The data associated with each record is represented by a stream of events encapsulated by callbacks on the TagValueListener interface. It is up to the user to provide implementations of this interface that build static representations of the data if they so wish.

The Parser and Pushing Sub-Documents

Often file formats have embedded sub-documents. For example, in EMBL format files the feature table area is identical to that in GENBANK files if the first five columns are ignored. In ACeDB files, every time an ace-tag is found, it causes a new sub-document to be induced with its own structure and set of allowed tags and values. Python code uses indent depth to represent code blocks.

Parser allows TagValueListener objects to request that all of the values associated with the current tag should be handled by a new TagValueParser and TagValueListener pair. The Parser instance will use the original TagValueParser to process the line as before, and then take the value that would have been handed to the listener's value method, and present it to the newly registered TagValueParser to tokenize into tag and value portions. That tag and value will then be passed onto the new TagValueListener. The new TagValueListener can itself choose to push a new pair of parser and listener to start a new sub-sub-document. This can be repeated to arbitrary depth. As soon as a parser and listener pair are registered, the pushed listener receives a startRecord() message. Once the entire containing record ends (due to a record separator line such as "//", or because the end of file has been reached), or if the tag that caused the delegation ends, the pushed listener will receive the appropriate endTag() message and also endRecord().

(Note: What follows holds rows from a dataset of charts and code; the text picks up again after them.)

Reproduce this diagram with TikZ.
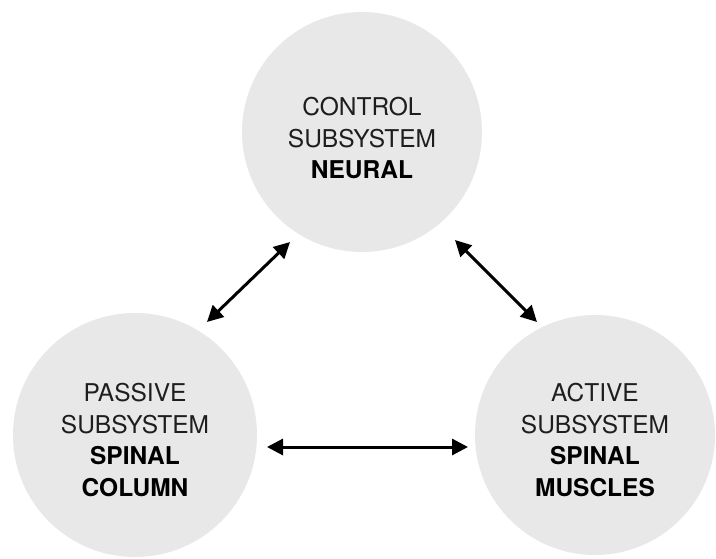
\documentclass[tikz,border=0pt]{standalone}
\usepackage{fontspec}
\setmainfont{TeX Gyre Heros}
\usetikzlibrary{arrows.meta,calc}
\definecolor{discfill}{HTML}{E8E8E8}
\definecolor{textgray}{HTML}{1E1E1E}
\tikzset{
  disc/.style={circle, fill=discfill, draw=none, minimum size=#1, inner sep=0pt},
  lbl/.style={align=center, text=textgray, inner sep=0pt,
    font=\fontsize{24.5}{31.5}\selectfont},
  link/.style={line width=3pt, black,
    {Triangle[length=16pt,width=16pt]}-{Triangle[length=16pt,width=16pt]}}
}
\newcommand{\bl}[1]{{\bfseries\color{black}#1}}
\begin{document}
\begin{tikzpicture}[x=1pt,y=-1pt]
  \useasboundingbox[fill=white] (0,0) rectangle (716,559);
  \node[disc=240pt] (top) at (362,132) {};
  \node[disc=244pt] (left) at (135,435) {};
  \node[disc=240pt] (right) at (595,435) {};
  \node[lbl] (toptext) at ($(top.center)+(0,6)$) {CONTROL\\SUBSYSTEM\\\bl{NEURAL}};
  \node[lbl] (lefttext) at ($(left.center)+(0,5)$) {PASSIVE\\SUBSYSTEM\\\bl{SPINAL}\\\bl{COLUMN}};
  \node[lbl] (righttext) at ($(right.center)+(0,5)$) {ACTIVE\\SUBSYSTEM\\\bl{SPINAL}\\\bl{MUSCLES}};
  \draw[link] ($(top.center)+(-72,110)$) -- ($(left.center)+(72,-113)$);
  \draw[link] ($(top.center)+(93,108)$) -- ($(right.center)+(-58,-113)$);
  \draw[link] ($(left.center)+(132,12)$) -- ($(right.center)+(-127,12)$);
\end{tikzpicture}
\end{document}
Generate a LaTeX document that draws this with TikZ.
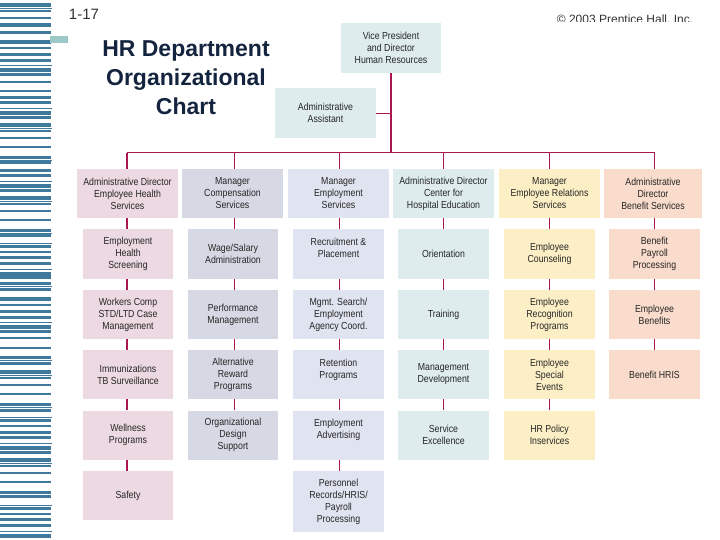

TagDelegator is a useful helper class that always delegates to a given parser and listener pair on a given tag.

Rewriting the Event Stream

Often while parsing, you will need to change tag names or modify values. In the simple case, all the tags and values will be String instances. You will probably want different types, such as the numeric objects (Double, Int and their friends), or to instantiate your own objects from these Strings. Additionaly, some values are themselves better represented as lists of more fundamental items. There are several TagValueListener helper classes that extend TagValueWrapper that allow you to configure a chain of event transducors while writing the minimal amount of code.

TagMapper remaps a sub-set of the tags it sees. For example, it could be configured to replace all "FOO_ID" tags with "accession.number".

ValueChanger intercepts the value() calls for specific tags and uses either a ValueChanger.Changer or ValueChanger.Splitter instance to replace or sub-devide the value before passing it onto another listener.